Dir: Ole Christian Madsen

'Flammen og Citronen' translates as 'The Flame and the Lemon'. This is a Danish film, about two resistance fighters, during the Second World War whose real names were Bent Fauerschou-Hviid and Jørgen Haagen Schmidt and the title refers to their code names. These near forgotten hero's of the Danish resistance started by fighting the Germans in a resistance group called Holger Dansker, but eventually became celebrated assassins, on the run and with a price on their heads. This is the point in their career at which the film begins. With the burden of guilt from multiple killings hanging on them and living with the paranoid angst of betrayal. I don't know how realistic the film is, since I have never heard of these two before the film was made. Denmark doesn't dwell on the past and the resistance isn't really spoken about. A lot of bad things happened under occupation, not least by Danes against Danes, and this is a theme of the film.

The film is slow paced, but has a steady feeling of fear lurking through out.
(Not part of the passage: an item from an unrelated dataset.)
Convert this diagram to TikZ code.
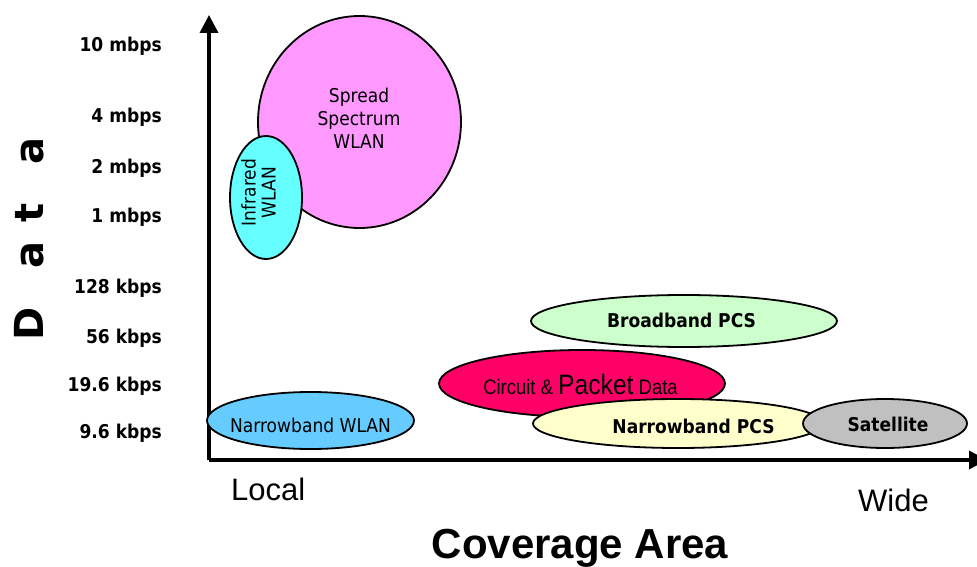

The certainty's which are presented at the beginning of the film are gradually peeled away until finally one realises that one suspects every one of betrayal and then one is left with the sense of abject loneliness these two men faced. On this level, its an excellent film.

Unfortunately there is also an abundance of post modernism in the film with various characters questioning the validity of armed resistance with the two main characters often being halted in their tracks by victims questioning them and installing a sense of doubt. I don't know how realistic that is, or if its a plot device by a 21st century writer, but I suspect the latter. I know I was almost shouting at the screen, "Don't listen to him, just shoot the bastard!"
When you have to kill some one, I suspect listening to them begging is not a good idea and if you have doubts, then its probably better to not kill people...

The two main characters were well played. Citronen, who was the driver for most of the time was portrayed as a man slipping over the edge as the toll of the war wore him down. With his wife and daughter slipping away, and the realisation that he may have helped murder innocent people, Citronen gradually slides into a place where he finds (to his horror) his moral convictions no longer restrain him. Mads Mikkelsen was his usual brilliant self but he was matched by Thure Lindthardt as Flammen (the guy in the picture above).

Flammen is the shooter. The man who liquidiates collaborators with a near proffessional detachment, or so it seems. As the film moves through its various, and sometimes long drawn out scenes, we see doubt eating away at Flammen's convictions too and when the two find they have probably been betrayed, Flammen begins to lose himself. Love blinds him and the consequences are disastrous.

I'm glad this film was made. This was a story every Danish child should know.